Bitcoin is like a new economical nation. The mathematics of bitcoin are like the constitution of the nation, at least in an economic sense. The current chaos of bitcoin governance is coming from the lack of procedure for amending the constitution in my opinion. When forks of bitcoin are made, that's like declaring independence with a new constitution.
How do we think about the new economical nation? We often talk about decentralized virtual currency (in the name of greater innovation), versus stable virtual currencies.
There's unproven technologies in the areas of security, scalability and trust models. There's also community risk and quality assurance problems. We need a healthy community and ecosystem. There's a lack of evaluation criteria toward technological due diligence. In other words, we need standardization.
There's a gap between what the original Satoshi paper proposes and popular expectations about blockchain technology and its applications.
I will skip this slide.
In the case of the internet, there was research at universities and then implementation was commercially motivated and then there was standardization and finally long-term monopolies or businesses. "BSD" licensing and open-source facilitated that innovation.
With bitcoin, innovation was by iteration. Satoshi released a whitepaper as well as an implementation. Satoshi's paper was published in 2008 and the source code was first published in 2009. There was no standardization or academic involvement at this time. This is one of the sources of the chaos of this technology and its governance.
After ARPANET and CSNet, there was NSFNET which was a non-profit research network focused around the internet. This was based on the Berkeley Software Distribution (BSD) from 1977 to 1995. This is largely responsible for the maturization of the internet technology.
This is my project. It's a neutral, stable and sustainable research test network for blockchain technology by international universities around the world. The idea is to provide a source of neutral knowledge by academia. It was founded by myself and Pindar Wong in March 2016. Each university runs a blockchain node and contributes to the network and its research.
At this time, we have 32 universities from 14 nations that have already joined.
This is a picture of the individuals at the G20 conference. This conference started in 1997. Cypherpunks are one of the sources of the bitcoin culture. Before bitcoin, the main people who created law and order in the financial system was the government. After bitcoin, they are now a part of the creation of the financial system. This is a huge difference before bitcoin and after bitcoin.
Permissionless innovation is important. Both engineers and government want permissionless innovation. It empowers all edge to create new innovations and ecosystem. It increases the number of potential innovators, and it's a great solution to the innovation dilemma.

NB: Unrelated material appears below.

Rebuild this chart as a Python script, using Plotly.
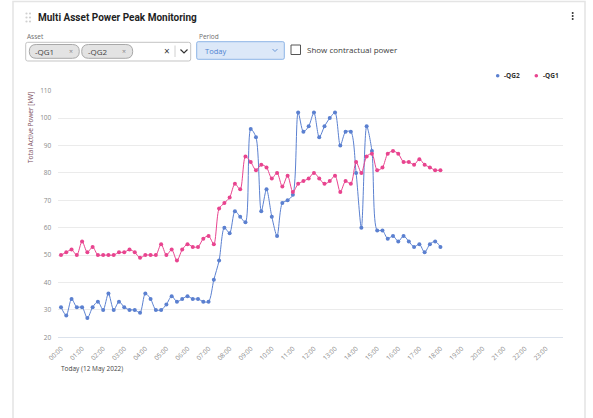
import plotly.graph_objects as go
import pandas as pd

W, H = 593, 418

# ---------------- data ----------------
start_time = "2022-05-12 00:00"
n_points = 73
times = pd.date_range(start_time, periods=n_points, freq="15min")

qg1 = [50, 51, 52, 50, 55, 51, 53, 50, 50, 50, 50, 51, 51, 52, 51, 49, 50,
       50, 50, 54, 50, 52, 48, 52, 54, 53, 53, 56, 57, 54, 67, 69, 71, 76, 74, 86,
       84, 81, 83, 82, 78, 80, 75, 79, 73, 76, 77, 78, 80, 78, 76, 77, 79, 73,
       77, 76, 84, 80, 86, 87, 81, 82, 87, 88, 87, 84, 84, 83, 85, 83, 82, 81, 81]

qg2 = [31, 28, 34, 31, 31, 27, 31, 33, 30, 36, 30, 33, 31, 30, 30, 29, 36,
       34, 30, 30, 32, 35, 33, 34, 35, 34, 34, 33, 33, 41, 48, 60, 58, 66, 64, 62,
       96, 93, 66, 74, 64, 57, 69, 70, 72, 102, 95, 97, 102, 93, 97, 100, 102, 90,
       95, 95, 80, 60, 97, 88, 59, 59, 56, 57, 55, 57, 55, 53, 54, 51, 54, 55, 53]

series_names = ["-QG2", "-QG1"]
y_ticks = [20, 30, 40, 50, 60, 70, 80, 90, 100, 110]
asset_chips = ["-QG1", "-QG2"]
period_value = "Today"
date_caption = "Today (12 May 2022)"

BLUE = "#5b80d0"
PINK = "#e8448f"
FONT = "Open Sans"


def X(px):
    return px / W


def Y(py):
    return 1 - py / H


def rrect(x0, y0, x1, y1, r):
    pts = [
        (x0 + r, y0), (x1 - r, y0), ("Q", x1, y0, x1, y0 + r), (x1, y1 - r),
        ("Q", x1, y1, x1 - r, y1), (x0 + r, y1), ("Q", x0, y1, x0, y1 - r),
        (x0, y0 + r), ("Q", x0, y0, x0 + r, y0),
    ]
    s = "M %.5f,%.5f" % (X(pts[0][0]), Y(pts[0][1]))
    for p in pts[1:]:
        if p[0] == "Q":
            s += " Q %.5f,%.5f %.5f,%.5f" % (X(p[1]), Y(p[2]), X(p[3]), Y(p[4]))
        else:
            s += " L %.5f,%.5f" % (X(p[0]), Y(p[1]))
    return s + " Z"


fig = go.Figure()
fig.add_trace(go.Scatter(
    x=times, y=qg2, name=series_names[0], mode="lines+markers",
    line=dict(color=BLUE, width=1, shape="spline", smoothing=0.8),
    marker=dict(size=4, color=BLUE), showlegend=False))
fig.add_trace(go.Scatter(
    x=times, y=qg1, name=series_names[1], mode="lines+markers",
    line=dict(color=PINK, width=1, shape="spline", smoothing=0.8),
    marker=dict(size=4, color=PINK), showlegend=False))

shapes = []
annotations = []

# card border
shapes.append(dict(type="rect", xref="paper", yref="paper",
                   x0=X(13), x1=X(585), y0=Y(430), y1=Y(1.5),
                   line=dict(color="#e4e4e4", width=1.5), fillcolor="rgba(0,0,0,0)", layer="below"))

# drag handle dots
for cx in (26.5, 30.0):
    for cy in (13.5, 17.5, 21.5):
        shapes.append(dict(type="circle", xref="paper", yref="paper",
                           x0=X(cx - 1.1), x1=X(cx + 1.1), y0=Y(cy + 1.1), y1=Y(cy - 1.1),
                           line=dict(width=0), fillcolor="#d0d0d0"))

# kebab menu dots
for cy in (13.0, 16.0, 19.0):
    shapes.append(dict(type="circle", xref="paper", yref="paper",
                       x0=X(572.7 - 1), x1=X(572.7 + 1), y0=Y(cy + 1), y1=Y(cy - 1),
                       line=dict(width=0), fillcolor="#333333"))

# title
annotations.append(dict(text="<b>Multi Asset Power Peak Monitoring</b>", xref="paper", yref="paper",
                        x=X(35.5), y=Y(17.5), xanchor="left", yanchor="middle", showarrow=False,
                        font=dict(family="Roboto", size=10, color="#1f1f1f")))

# Asset label and box
annotations.append(dict(text="Asset", xref="paper", yref="paper", x=X(25), y=Y(36),
                        xanchor="left", yanchor="middle", showarrow=False,
                        font=dict(family=FONT, size=6.5, color="#6e6e6e")))
shapes.append(dict(type="path", xref="paper", yref="paper", path=rrect(25.7, 42.3, 190.7, 61, 2),
                   line=dict(color="#c4c4c4", width=1), fillcolor="white"))
chip_x = [(29.3, 79.3), (81.7, 132.7)]
for (cx0, cx1), label in zip(chip_x, asset_chips):
    shapes.append(dict(type="path", xref="paper", yref="paper", path=rrect(cx0, 44.5, cx1, 58.3, 6.9),
                       line=dict(color="#a8a8a8", width=1), fillcolor="#e3e3e3"))
    annotations.append(dict(text=label, xref="paper", yref="paper", x=X(cx0 + 4), y=Y(51.5),
                            xanchor="left", yanchor="middle", showarrow=False,
                            font=dict(family=FONT, size=8, color="#444")))
    annotations.append(dict(text="×", xref="paper", yref="paper", x=X(cx1 - 8.5), y=Y(51.3),
                            xanchor="center", yanchor="middle", showarrow=False,
                            font=dict(family=FONT, size=7, color="#888")))
annotations.append(dict(text="×", xref="paper", yref="paper", x=X(166.7), y=Y(51.5),
                        xanchor="center", yanchor="middle", showarrow=False,
                        font=dict(family=FONT, size=10, color="#333")))
shapes.append(dict(type="line", xref="paper", yref="paper", x0=X(175), x1=X(175), y0=Y(45.5), y1=Y(57),
                   line=dict(color="#d0d0d0", width=1)))
shapes.append(dict(type="path", xref="paper", yref="paper",
                   path="M %.5f,%.5f L %.5f,%.5f L %.5f,%.5f" % (X(180.5), Y(49.5), X(184), Y(53), X(187.5), Y(49.5)),
                   line=dict(color="#333", width=1.2)))

# Period label and dropdown
annotations.append(dict(text="Period", xref="paper", yref="paper", x=X(196.7), y=Y(36),
                        xanchor="left", yanchor="middle", showarrow=False,
                        font=dict(family=FONT, size=6.5, color="#6e6e6e")))
shapes.append(dict(type="path", xref="paper", yref="paper", path=rrect(196.7, 41.7, 284.3, 59.3, 1.5),
                   line=dict(color="#8db4e6", width=1), fillcolor="#dce8f8"))
annotations.append(dict(text=period_value, xref="paper", yref="paper", x=X(203.5), y=Y(50.8),
                        xanchor="left", yanchor="middle", showarrow=False,
                        font=dict(family=FONT, size=7.5, color="#4f83d1")))
shapes.append(dict(type="path", xref="paper", yref="paper",
                   path="M %.5f,%.5f L %.5f,%.5f L %.5f,%.5f" % (X(272.5), Y(49), X(275), Y(51.5), X(277.5), Y(49)),
                   line=dict(color="#6a98d8", width=1)))

# checkbox
shapes.append(dict(type="rect", xref="paper", yref="paper", x0=X(291), x1=X(300.5), y0=Y(54.5), y1=Y(45),
                   line=dict(color="#555", width=1), fillcolor="white"))
annotations.append(dict(text="Show contractual power", xref="paper", yref="paper", x=X(305), y=Y(49),
                        xanchor="left", yanchor="middle", showarrow=False,
                        font=dict(family=FONT, size=8, color="#3c3c3c")))

# legend (custom)
legend_items = [(497.7, 502, series_names[0], BLUE), (536.3, 541, series_names[1], PINK)]
for dx, tx, name, col in legend_items:
    shapes.append(dict(type="circle", xref="paper", yref="paper",
                       x0=X(dx - 1.8), x1=X(dx + 1.8), y0=Y(75.7 + 1.8), y1=Y(75.7 - 1.8),
                       line=dict(width=0), fillcolor=col))
    annotations.append(dict(text="<b>%s</b>" % name, xref="paper", yref="paper", x=X(tx), y=Y(75.7),
                            xanchor="left", yanchor="middle", showarrow=False,
                            font=dict(family=FONT, size=6.5, color="#333")))

# y axis title
annotations.append(dict(text="Total Active Power [kW]", xref="paper", yref="paper", x=X(30), y=Y(128),
                        xanchor="center", yanchor="middle", textangle=-90, showarrow=False,
                        font=dict(family=FONT, size=6.5, color="#7b4d5c")))

# date caption
annotations.append(dict(text=date_caption, xref="paper", yref="paper", x=X(58.5), y=Y(368),
                        xanchor="left", yanchor="middle", showarrow=False,
                        font=dict(family=FONT, size=6.5, color="#444")))

fig.update_layout(
    width=W, height=H,
    margin=dict(l=0, r=0, t=0, b=0, pad=0, autoexpand=False),
    paper_bgcolor="white", plot_bgcolor="white",
    font=dict(family=FONT, size=7, color="#8a8a8a"),
    showlegend=False, hovermode=False,
    xaxis=dict(
        domain=[X(58.3), X(563.3)], type="date", automargin=False,
        range=["2022-05-11 23:52:18", "2022-05-12 23:49:45"],
        tick0="2022-05-12 00:00", dtick=3600000, tickformat="%H:%M", tickangle=-45,
        showgrid=False, zeroline=False, showline=True, linecolor="#dbe2ec", linewidth=1,
        ticks="", ticklabelstandoff=4, tickfont=dict(family=FONT, size=6.5, color="#8a8a8a"),
    ),
    yaxis=dict(
        domain=[Y(337.3), Y(90.7)], range=[20, 110], tickvals=y_ticks, automargin=False,
        showgrid=True, gridcolor="#ebebeb", gridwidth=1, zeroline=False, showline=False,
        ticks="", ticklabelstandoff=6, tickfont=dict(family=FONT, size=6.5, color="#8a8a8a"),
    ),
    shapes=shapes, annotations=annotations,
)

fig.write_html("out.html", config={"displayModeBar": False},
               post_script="document.body.style.margin='0';document.body.style.overflow='hidden';")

There are open-source style engineers, regulators, businesses, and consumers. These are the four types of stakeholders in this ecosystem. Regulators and the engineers usually have no common language and they are very hard to regulate. They also operate at different speeds.
Regulators want to have communication with open-source style engineers, but unfortunately there's few connections between regulators and those developers. The other problem is that they operate at different time frames. They also have different opinions that sometimes clash. It's not easy and it's very hard to regulate open-source software, of course. Also, some open-source style engineers just don't want to deal with regulators. This is a huge gap among stakeholders.

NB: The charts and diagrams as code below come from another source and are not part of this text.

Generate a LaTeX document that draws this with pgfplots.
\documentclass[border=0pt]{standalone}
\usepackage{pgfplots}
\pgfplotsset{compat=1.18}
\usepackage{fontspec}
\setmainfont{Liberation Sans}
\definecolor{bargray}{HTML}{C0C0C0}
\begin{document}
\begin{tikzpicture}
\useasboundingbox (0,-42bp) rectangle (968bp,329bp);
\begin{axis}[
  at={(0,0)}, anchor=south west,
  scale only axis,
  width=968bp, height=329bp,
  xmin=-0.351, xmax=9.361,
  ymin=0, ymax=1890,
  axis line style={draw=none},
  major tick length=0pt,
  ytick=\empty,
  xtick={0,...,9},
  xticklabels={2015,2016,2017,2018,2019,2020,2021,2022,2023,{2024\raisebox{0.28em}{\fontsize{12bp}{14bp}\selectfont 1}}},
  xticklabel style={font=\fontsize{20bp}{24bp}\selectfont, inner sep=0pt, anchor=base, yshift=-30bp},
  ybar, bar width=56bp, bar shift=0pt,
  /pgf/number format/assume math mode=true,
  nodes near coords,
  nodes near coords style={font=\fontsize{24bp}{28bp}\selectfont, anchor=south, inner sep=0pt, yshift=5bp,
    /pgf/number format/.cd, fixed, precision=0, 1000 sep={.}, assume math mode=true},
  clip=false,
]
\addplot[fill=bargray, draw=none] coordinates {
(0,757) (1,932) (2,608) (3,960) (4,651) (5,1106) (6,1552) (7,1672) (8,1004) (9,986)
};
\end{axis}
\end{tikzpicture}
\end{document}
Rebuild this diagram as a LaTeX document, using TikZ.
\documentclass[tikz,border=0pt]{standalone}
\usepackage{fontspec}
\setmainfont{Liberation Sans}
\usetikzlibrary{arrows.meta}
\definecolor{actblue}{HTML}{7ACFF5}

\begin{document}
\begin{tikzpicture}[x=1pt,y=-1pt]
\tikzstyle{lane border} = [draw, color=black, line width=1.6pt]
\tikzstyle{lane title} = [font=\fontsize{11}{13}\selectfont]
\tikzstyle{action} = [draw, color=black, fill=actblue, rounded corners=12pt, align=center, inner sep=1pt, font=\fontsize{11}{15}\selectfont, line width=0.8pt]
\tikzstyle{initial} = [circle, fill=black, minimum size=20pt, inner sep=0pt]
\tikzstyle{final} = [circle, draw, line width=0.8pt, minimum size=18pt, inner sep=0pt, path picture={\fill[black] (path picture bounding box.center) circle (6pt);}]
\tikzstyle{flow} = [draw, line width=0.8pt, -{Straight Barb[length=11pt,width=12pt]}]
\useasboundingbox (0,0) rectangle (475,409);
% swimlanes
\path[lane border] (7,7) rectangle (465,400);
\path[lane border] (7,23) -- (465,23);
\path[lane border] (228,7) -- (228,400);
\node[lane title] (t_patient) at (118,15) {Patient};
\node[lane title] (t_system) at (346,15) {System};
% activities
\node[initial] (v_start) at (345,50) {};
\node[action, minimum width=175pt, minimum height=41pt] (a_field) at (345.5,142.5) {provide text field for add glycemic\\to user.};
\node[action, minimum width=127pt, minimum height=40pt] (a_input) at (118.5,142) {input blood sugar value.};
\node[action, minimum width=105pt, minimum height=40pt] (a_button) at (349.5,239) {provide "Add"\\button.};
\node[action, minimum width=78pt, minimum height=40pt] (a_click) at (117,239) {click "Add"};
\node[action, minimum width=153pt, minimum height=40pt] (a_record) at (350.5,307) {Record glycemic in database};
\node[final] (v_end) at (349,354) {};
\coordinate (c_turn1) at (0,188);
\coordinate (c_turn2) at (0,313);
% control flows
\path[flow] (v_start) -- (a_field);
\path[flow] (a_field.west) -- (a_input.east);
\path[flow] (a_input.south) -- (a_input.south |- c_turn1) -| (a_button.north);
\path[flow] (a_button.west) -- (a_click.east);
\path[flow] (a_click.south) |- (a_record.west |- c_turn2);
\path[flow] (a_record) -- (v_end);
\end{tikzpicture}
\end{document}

The internet unbundles ownership of communication channel and right of multi-lateral communication. This is a decentralized architecture with routing and BGP. There's layering of technology on top of it, like TCP/IP. It's just a "stupid network". The unbundling facilitates producing new services, businesses and economy from the grassroots.
Before the internet, we had dedicated networks in each country. They did not communicate with each other, and they used different standards. There used to be Minitel in France and CAPTAIN in Japan. But later we got Cisco, Netscape, Yahoo and Google, and then later on things like Airbnb and Bitcoin.

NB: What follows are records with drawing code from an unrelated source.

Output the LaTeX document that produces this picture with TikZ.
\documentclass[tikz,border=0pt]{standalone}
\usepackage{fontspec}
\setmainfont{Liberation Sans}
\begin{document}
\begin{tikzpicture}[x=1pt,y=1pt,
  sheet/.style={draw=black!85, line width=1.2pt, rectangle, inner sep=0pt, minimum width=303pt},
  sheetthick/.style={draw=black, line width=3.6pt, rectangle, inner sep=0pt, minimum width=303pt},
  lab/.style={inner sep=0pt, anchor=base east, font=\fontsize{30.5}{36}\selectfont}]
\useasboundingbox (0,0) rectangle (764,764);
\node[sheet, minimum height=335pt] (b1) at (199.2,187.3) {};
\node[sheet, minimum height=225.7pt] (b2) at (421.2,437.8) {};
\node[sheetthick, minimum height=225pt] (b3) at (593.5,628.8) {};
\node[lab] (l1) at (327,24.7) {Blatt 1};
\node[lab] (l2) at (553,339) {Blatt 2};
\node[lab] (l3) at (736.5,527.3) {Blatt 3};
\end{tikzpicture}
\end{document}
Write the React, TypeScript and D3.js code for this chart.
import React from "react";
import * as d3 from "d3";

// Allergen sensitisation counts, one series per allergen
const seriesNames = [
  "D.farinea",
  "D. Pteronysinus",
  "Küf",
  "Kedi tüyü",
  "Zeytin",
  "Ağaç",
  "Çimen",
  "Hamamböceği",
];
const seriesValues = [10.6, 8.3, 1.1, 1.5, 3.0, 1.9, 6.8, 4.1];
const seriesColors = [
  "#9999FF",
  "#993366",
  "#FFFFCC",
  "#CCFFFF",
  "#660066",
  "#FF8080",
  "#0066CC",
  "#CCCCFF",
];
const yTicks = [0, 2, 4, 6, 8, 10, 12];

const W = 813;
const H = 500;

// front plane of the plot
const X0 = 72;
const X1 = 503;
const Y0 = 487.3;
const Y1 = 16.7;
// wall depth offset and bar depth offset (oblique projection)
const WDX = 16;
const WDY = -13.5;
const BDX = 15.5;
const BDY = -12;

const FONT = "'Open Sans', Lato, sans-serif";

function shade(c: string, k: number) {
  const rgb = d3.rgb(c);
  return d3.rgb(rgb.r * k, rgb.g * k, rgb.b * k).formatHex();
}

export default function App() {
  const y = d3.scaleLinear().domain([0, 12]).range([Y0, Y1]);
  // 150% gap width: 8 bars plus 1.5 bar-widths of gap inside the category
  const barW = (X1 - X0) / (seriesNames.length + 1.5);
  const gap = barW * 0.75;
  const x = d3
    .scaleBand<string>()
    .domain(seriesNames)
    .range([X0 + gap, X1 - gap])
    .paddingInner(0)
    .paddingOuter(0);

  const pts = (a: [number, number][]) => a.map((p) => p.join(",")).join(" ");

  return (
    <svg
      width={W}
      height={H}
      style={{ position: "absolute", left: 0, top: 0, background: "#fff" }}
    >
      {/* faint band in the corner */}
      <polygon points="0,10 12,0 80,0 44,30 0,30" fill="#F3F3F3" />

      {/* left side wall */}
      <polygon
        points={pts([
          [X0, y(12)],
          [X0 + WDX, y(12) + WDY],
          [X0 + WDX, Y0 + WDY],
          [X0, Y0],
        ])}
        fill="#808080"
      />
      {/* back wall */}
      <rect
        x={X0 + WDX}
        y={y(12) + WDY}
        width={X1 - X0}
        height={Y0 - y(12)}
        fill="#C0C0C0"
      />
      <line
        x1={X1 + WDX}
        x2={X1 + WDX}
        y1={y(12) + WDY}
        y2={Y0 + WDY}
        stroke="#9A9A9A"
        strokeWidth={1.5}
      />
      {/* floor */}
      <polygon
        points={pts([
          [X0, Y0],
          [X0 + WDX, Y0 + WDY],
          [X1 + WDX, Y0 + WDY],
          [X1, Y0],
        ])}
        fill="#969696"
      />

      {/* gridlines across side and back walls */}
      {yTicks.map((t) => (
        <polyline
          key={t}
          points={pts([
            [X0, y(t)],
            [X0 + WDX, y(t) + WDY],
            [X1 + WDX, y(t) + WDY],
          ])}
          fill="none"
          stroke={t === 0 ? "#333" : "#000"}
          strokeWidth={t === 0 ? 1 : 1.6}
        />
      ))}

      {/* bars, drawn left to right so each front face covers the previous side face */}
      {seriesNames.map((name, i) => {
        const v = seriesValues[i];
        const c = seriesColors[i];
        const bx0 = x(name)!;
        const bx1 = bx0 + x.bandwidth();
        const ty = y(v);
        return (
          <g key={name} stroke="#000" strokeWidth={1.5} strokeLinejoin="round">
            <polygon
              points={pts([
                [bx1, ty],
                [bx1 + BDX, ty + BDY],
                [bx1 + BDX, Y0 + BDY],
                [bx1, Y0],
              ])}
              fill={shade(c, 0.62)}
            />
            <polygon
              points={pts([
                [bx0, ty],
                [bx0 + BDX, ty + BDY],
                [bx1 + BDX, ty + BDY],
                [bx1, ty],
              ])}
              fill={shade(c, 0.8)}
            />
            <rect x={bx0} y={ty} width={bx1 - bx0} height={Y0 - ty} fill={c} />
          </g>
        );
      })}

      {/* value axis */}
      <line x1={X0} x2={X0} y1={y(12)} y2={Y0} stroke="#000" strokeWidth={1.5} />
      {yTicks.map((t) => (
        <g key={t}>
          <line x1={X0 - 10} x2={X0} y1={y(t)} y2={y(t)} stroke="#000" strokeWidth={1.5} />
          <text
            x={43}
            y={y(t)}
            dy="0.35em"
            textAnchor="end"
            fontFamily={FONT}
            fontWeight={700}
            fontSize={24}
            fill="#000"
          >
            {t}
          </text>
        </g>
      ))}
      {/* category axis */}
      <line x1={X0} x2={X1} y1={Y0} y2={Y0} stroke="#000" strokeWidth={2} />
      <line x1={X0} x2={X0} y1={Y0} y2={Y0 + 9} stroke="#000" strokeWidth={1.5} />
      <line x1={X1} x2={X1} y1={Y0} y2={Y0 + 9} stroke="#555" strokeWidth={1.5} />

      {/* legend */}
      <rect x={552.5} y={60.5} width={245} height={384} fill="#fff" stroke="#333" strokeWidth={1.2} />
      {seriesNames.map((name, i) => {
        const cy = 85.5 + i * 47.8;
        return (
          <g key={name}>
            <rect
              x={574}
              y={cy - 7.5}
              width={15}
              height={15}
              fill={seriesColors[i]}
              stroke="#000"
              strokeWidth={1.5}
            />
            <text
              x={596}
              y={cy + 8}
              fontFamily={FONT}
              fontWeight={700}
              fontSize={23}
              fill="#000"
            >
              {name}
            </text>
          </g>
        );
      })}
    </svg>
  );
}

The internet created a "global" space, although not international. So the internet developers established a new form of governance. There was a change of targets to regulate, there were privacy issues, cybersecurity issues, tax issues, IPR and GDPR.
We need not only law, but also market, architecture creators, and norms. There needs to be an entire ecosystem for the internet. Lawrence Lessig's "pathetic dot theory".
Internet is a global thing, but government is a national or international issue. So the global part has societies like the INternet Society and ICANN and IETF. At the international level there's IGF like the Internet Governance Forum.
We need to start multi-stakeholder discussions between regulators and engineers. It's a new challenge for all stakeholders to build a new governance style for blockchain. Facilitating discussions between regulators and developers, at minimum, would be quite helpful.
Though we cannot imagine the future potential, we need to start now, because it is difficult to construct a governance structure after widespread deployment of this technology.
As an example, security is not well considered in the early Internet architecture. We need to avoid the same failure in the future.
Collaboration between multi-stakeholders is stability.
We need to have better incentive designs among stakeholders. We need a common place, with a common language, and harmonized incentives. We need to facilitate discussions and keep this goin. We also need to take lessons from ISOC, IETF, ICANN, etc. Also, ISO standardization and technical reports on security for digital asset custodians is important.
As part of the G20 event, there was a high-level siminar on financial innovation called "Our future in the digital age: Multi-stakeholder governance for a decentralized financial system". We had Jun Murai, Klaas Knot, Adam Back, myself, and Brad Carr.
There was also recently a report by the Financial Stability Board (FSB) published June 6 2019. They assess the benefits and risks of this technology, and they underscore the importance of multi-stakeholder dialogue. They discuss financial stability, regulatory and governance implications of distributed ledger technologies and p2p technologies.
Needs of dialogues by multi-stakeholders
Regulatory goals need to be defined
Future discussion area; financial inclusion
How technology is an excellent tool for achieving regulatory goals, as Adam Back explained.
Future directions toward multi-stakeholder governance
https://www.coindesk.com/bridging-the-gap-between-bitcoin-and-global-regulators
G20 published an interesting summary saying... "We also welcome the FSB report on decentralized financial technologies, and the possible implications for financial stability, regulation and governance, and how regulators can henance the dialogue with a wider group of stakeholders".
We look forward to working on permissionless inonvation from decentralized financial technologies. Permissionless insnovation facilitates huge number of financial innovations, amkes change of governance style though. Let's do by-design thinking.